Au temps où les êtres prenaient le temps d’écrire des lettres plutôt que des courriels,
Aragon correspondait avec André Breton, le pape du surréalisme.
Entre 1918 et 1931, date de leur rupture*, il lui envoya des messages
demeurés jusqu’ici inédits.
Louis Aragon à l’âge où il écrivit ses lettres à André Breton.
Les Editions Gallimard ont eu l’idée de les publier avec le soutien de la Fondation d’entreprise La Poste. Ces lettres ont été rédigées en état d’urgence sur le Front de la guerre 1914-1918, mais aussi de Commercy (où Aragon vivait chez sa famille), d’autres lieux en France, de Genève et Moscou… Le jeune poète, qui a entre 21 et 27 ans, y évoque la guerre, la littérature, l’art, le surréalisme, le communisme et surtout l’écriture. C’est en 1918, sur le front, qu’il commença en effet son premier roman, Anicet. Ces lettres de jeunesse sont accompagnées de poèmes, de jeux de mots, de remarques pertinentes et d’observations parfois très incisives à l’égard de plusieurs artistes. Certes, il ne s’agit pas du «meilleur» d’Aragon.

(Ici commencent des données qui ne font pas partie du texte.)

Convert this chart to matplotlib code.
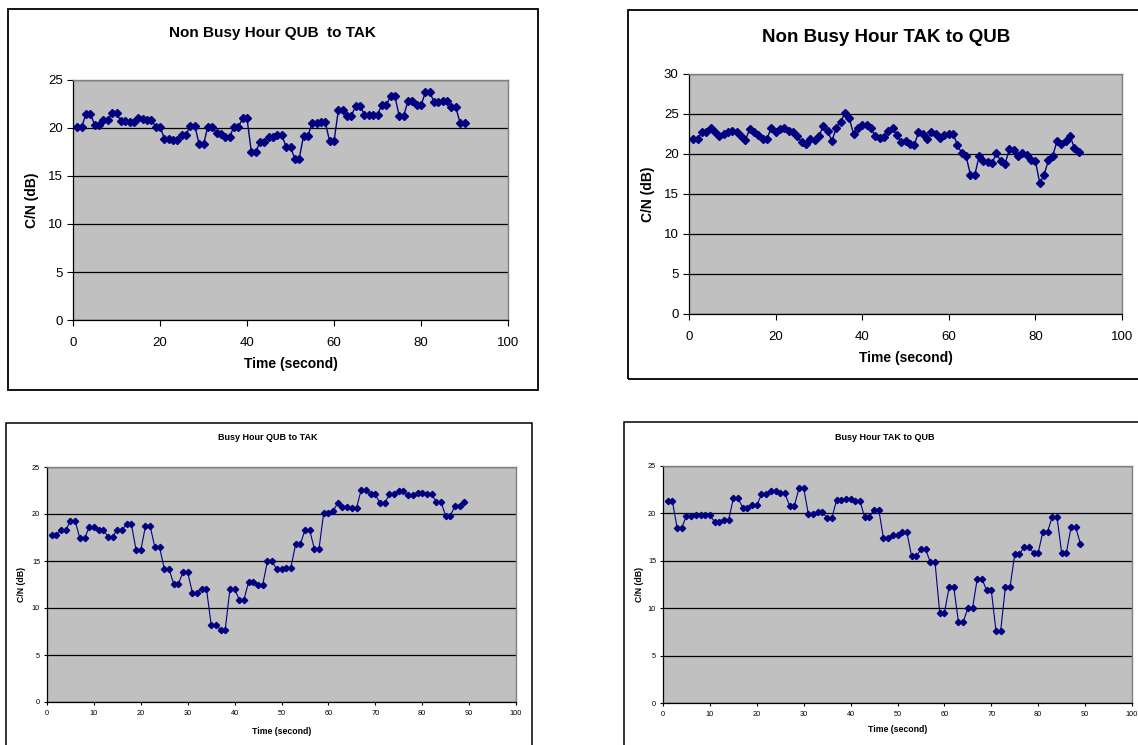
import matplotlib
matplotlib.use('Agg')
import matplotlib.pyplot as plt
from matplotlib.patches import Rectangle

plt.rcParams['font.family'] = ['Liberation Sans', 'DejaVu Sans']

W = 1138.0
H = 745.0

# ---- data ----
t_nb_qt = list(range(1, 91))
cn_nb_qt = [20.1, 20.1, 21.5, 21.5, 20.3, 20.3, 20.8, 20.8, 21.6, 21.6,
            20.7, 20.7, 20.6, 20.6, 21.0, 20.95, 20.85, 20.85, 20.15, 20.15,
            18.9, 18.9, 18.8, 18.8, 19.3, 19.3, 20.25, 20.25, 18.3, 18.3,
            20.15, 20.15, 19.5, 19.4, 19.1, 19.1, 20.1, 20.1, 21.0, 21.0,
            17.5, 17.5, 18.55, 18.55, 19.1, 19.1, 19.3, 19.3, 18.0, 18.0,
            16.8, 16.8, 19.2, 19.2, 20.5, 20.5, 20.6, 20.6, 18.6, 18.6,
            21.85, 21.85, 21.3, 21.3, 22.3, 22.3, 21.4, 21.4, 21.4, 21.4,
            22.4, 22.4, 23.3, 23.3, 21.25, 21.25, 22.8, 22.8, 22.35, 22.35,
            23.7, 23.7, 22.75, 22.75, 22.85, 22.85, 22.15, 22.15, 20.5, 20.5]

t_nb_tq = list(range(1, 91))
cn_nb_tq = [21.9, 21.9, 22.76, 22.8, 23.3, 22.8, 22.2, 22.5, 22.7, 22.9,
            22.8, 22.2, 21.7, 23.1, 22.8, 22.35, 21.9, 21.9, 23.3, 22.8,
            23.1, 23.3, 22.9, 22.8, 22.2, 21.5, 21.3, 21.9, 21.7, 22.2,
            23.5, 22.9, 21.6, 23.3, 24.0, 25.1, 24.5, 22.5, 23.3, 23.6,
            23.6, 23.2, 22.2, 22.0, 22.1, 22.9, 23.2, 22.4, 21.5, 21.6,
            21.3, 21.1, 22.7, 22.55, 21.9, 22.8, 22.55, 22.0, 22.4, 22.55,
            22.55, 21.1, 20.1, 19.7, 17.4, 17.4, 19.7, 19.1, 19.0, 18.9,
            20.1, 19.1, 18.8, 20.6, 20.5, 19.7, 20.1, 19.85, 19.3, 19.1,
            16.4, 17.4, 19.2, 19.8, 21.6, 21.2, 21.6, 22.3, 20.7, 20.3]

t_b_qt = list(range(1, 90))
cn_b_qt = [17.76, 17.76, 18.25, 18.25, 19.3, 19.3, 17.4, 17.4, 18.6, 18.6,
           18.3, 18.3, 17.6, 17.6, 18.35, 18.35, 18.9, 18.9, 16.15, 16.15,
           18.7, 18.7, 16.45, 16.45, 14.2, 14.2, 12.57, 12.57, 13.8, 13.8,
           11.6, 11.6, 12.07, 12.07, 8.2, 8.2, 7.7, 7.7, 12.0, 12.0,
           10.9, 10.9, 12.8, 12.8, 12.5, 12.5, 14.95, 14.95, 14.1, 14.1,
           14.28, 14.28, 16.76, 16.76, 18.3, 18.3, 16.3, 16.3, 20.13, 20.13,
           20.3, 21.2, 20.7, 20.7, 20.65, 20.65, 22.6, 22.6, 22.1, 22.1,
           21.13, 21.13, 22.1, 22.1, 22.4, 22.4, 22.0, 22.0, 22.2, 22.2,
           22.1, 22.1, 21.3, 21.3, 19.8, 19.8, 20.9, 20.9, 21.3]

t_b_tq = list(range(1, 90))
cn_b_tq = [21.3, 21.3, 18.5, 18.5, 19.75, 19.75, 19.86, 19.86, 19.8, 19.8,
           19.1, 19.1, 19.3, 19.3, 21.6, 21.6, 20.6, 20.6, 20.84, 20.84,
           22.0, 22.0, 22.4, 22.4, 22.1, 22.1, 20.8, 20.8, 22.66, 22.66,
           19.9, 19.9, 20.14, 20.14, 19.5, 19.5, 21.4, 21.4, 21.47, 21.47,
           21.3, 21.3, 19.6, 19.6, 20.4, 20.4, 17.4, 17.4, 17.76, 17.76,
           18.0, 18.0, 15.5, 15.5, 16.2, 16.2, 14.86, 14.86, 9.5, 9.5,
           12.2, 12.2, 8.53, 8.53, 10.0, 10.0, 13.1, 13.1, 11.9, 11.9,
           7.6, 7.6, 12.24, 12.24, 15.7, 15.7, 16.47, 16.47, 15.84, 15.84,
           18.08, 18.08, 19.65, 19.65, 15.84, 15.84, 18.53, 18.53, 16.8]

titles = ['Non Busy Hour QUB  to TAK', 'Non Busy Hour TAK to QUB',
          'Busy Hour QUB to TAK', 'Busy Hour TAK to QUB']
xlab = 'Time (second)'
ylab = 'C/N (dB)'


def fx(x):
    return x / W


def fy(y):
    return 1 - y / H


fig = plt.figure(figsize=(W / 100, H / 100), dpi=100)

# one dict per panel: plot box, frame box, text spots (all in pixels)
panels = [
    dict(t=t_nb_qt, y=cn_nb_qt, plot=(73, 80, 508, 320), frame=(8, 9, 538, 390),
         ymax=25, xstep=20, title_y=33, title_x=272, title_fs=11, xl_y=364, yl_x=32,
         lab_fs=10, tick_fs=9.5, ms=4.5, lw=1.0, tlen=4, xpad=8, ypad=3.5, flw=1.3),
    dict(t=t_nb_tq, y=cn_nb_tq, plot=(689, 74, 1122, 314), frame=(628, 10, 1146, 379),
         ymax=30, xstep=20, title_y=37, title_x=886, title_fs=13.5, xl_y=358, yl_x=648,
         lab_fs=10, tick_fs=9.5, ms=4.5, lw=1.0, tlen=4, xpad=8, ypad=3.5, flw=1.3),
    dict(t=t_b_qt, y=cn_b_qt, plot=(47, 467, 516, 702), frame=(6, 423, 532, 750),
         ymax=25, xstep=10, title_y=437, title_x=268, title_fs=6.5, xl_y=731, yl_x=22,
         lab_fs=6.3, tick_fs=5.3, ms=3.2, lw=0.8, tlen=2.5, xpad=3.5, ypad=2.5, flw=1.1),
    dict(t=t_b_tq, y=cn_b_tq, plot=(663, 466, 1132, 703), frame=(624, 422, 1146, 750),
         ymax=25, xstep=10, title_y=437, title_x=885, title_fs=6.5, xl_y=730, yl_x=639,
         lab_fs=6.3, tick_fs=5.3, ms=3.2, lw=0.8, tlen=2.5, xpad=3.5, ypad=2.5, flw=1.1),
]

for p, title in zip(panels, titles):
    x0, y0, x1, y1 = p['plot']
    ax = fig.add_axes([fx(x0), fy(y1), (x1 - x0) / W, (y1 - y0) / H])
    ax.set_facecolor('#C0C0C0')
    ax.plot(p['t'], p['y'], color='#000080', lw=p['lw'], marker='D',
            markersize=p['ms'], markerfacecolor='#000080', markeredgecolor='#000080')
    ax.set_xlim(0, 100)
    ax.set_ylim(0, p['ymax'])
    ax.set_xticks(range(0, 101, p['xstep']))
    ax.set_yticks(range(0, p['ymax'] + 1, 5))
    ax.yaxis.grid(True, color='black', lw=0.9)
    ax.set_axisbelow(True)
    for s in ['top', 'right']:
        ax.spines[s].set_color('#808080')
        ax.spines[s].set_linewidth(1.0)
    for s in ['left', 'bottom']:
        ax.spines[s].set_color('black')
        ax.spines[s].set_linewidth(0.9)
    ax.tick_params(axis='both', direction='out', length=p['tlen'], width=0.8,
                   labelsize=p['tick_fs'], colors='black')
    ax.tick_params(axis='x', pad=p['xpad'])
    ax.tick_params(axis='y', pad=p['ypad'])

    fig.text(fx(p['title_x']), fy(p['title_y']), title, ha='center', va='center',
             fontsize=p['title_fs'], fontweight='bold')
    fig.text(fx((x0 + x1) / 2), fy(p['xl_y']), xlab, ha='center', va='center',
             fontsize=p['lab_fs'], fontweight='bold')
    fig.text(fx(p['yl_x']), fy((y0 + y1) / 2), ylab, ha='center', va='center',
             rotation=90, fontsize=p['lab_fs'], fontweight='bold')

    fx0, fy0, fx1, fy1 = p['frame']
    fig.patches.append(Rectangle((fx(fx0), fy(fy1)), (fx1 - fx0) / W, (fy1 - fy0) / H,
                                 transform=fig.transFigure, fill=False,
                                 edgecolor='black', lw=p['flw']))

fig.savefig('out.png', dpi=100)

Mais ces documents nous en apprennent un peu plus sur la personnalité de ce jeune poète qui, à plus de vingt ans, le jeune homme est contraint d’appeler sa mère «ma soeur» et sa grand-mère «ma mère». Ainsi le «fils naturel» de Louis Andrieux doit-il pratiquer la duplicité afin de couvrir le secret de ses origines et la réputation de son père.
Afin d’égayer votre été, voici quelques extraits de LETTRES A ANDRE BRETON”"
DE LA POESIE, DES ARTISTES, DE L’ECRITURE
24 mai 1918, Paris
«Ce qui me dégoûte chez tous les poètes, c’est que ce sont des rusés ou plutôt des futés».3 juin 1918, Paris
«Metzinger (ndla: Jean, artiste-peintre) pense qu’en poésie il y a à faire tout ce qui a été fait en peinture: cataloguer les mots, en éliminer un bon nombre, et ne s’adresser ensuite qu’au répertoire choisi. Faire voeu de pauvreté».
«Vu Poulenc, que je ne peux pas sentir (fumiste, snob, sûr de lui-même et parlant du nez) mais qui a été fort aimable et s’est enquis de Soupault avec lequel il me croit évidemment très lié».
5 juin 1918, Paris
«Mercredi après-midi, j’ai vu Francis Poulenc qui s’est fait solennellement présenter à moi. Je dois ici faire amende honorable de ce que je t’ai dit dans ma dernière lettre. J’avais parlé trop tôt, je ne le connaissais pas, je le jugeais mal sur un extérieur assez désagréable, un ton de voix lent et nasillard qui semblait lui donner une impertinente assurance qu’il est loin d’avoir. C’est un garçon tout spontané très sympathique dès qu’on le connaît, extraordinairement jeune, plein de goût, et sentant vivement toute noblesse ou beauté».
22 juin, 1918, Paris
«L’alligator Allégorie allègue à tort qu’il est guéri»
18 juillet 1918, du front
«Tu crois sans cesse que je change de ton (ton-taine-ton-ton). Mais ai-je un ton ? Ce que j’admire chez d’autres, c’est précisément d’en avoir un, dans lequel ils nagent comme poissons dans l’eau. Moi je n’y parviens pas».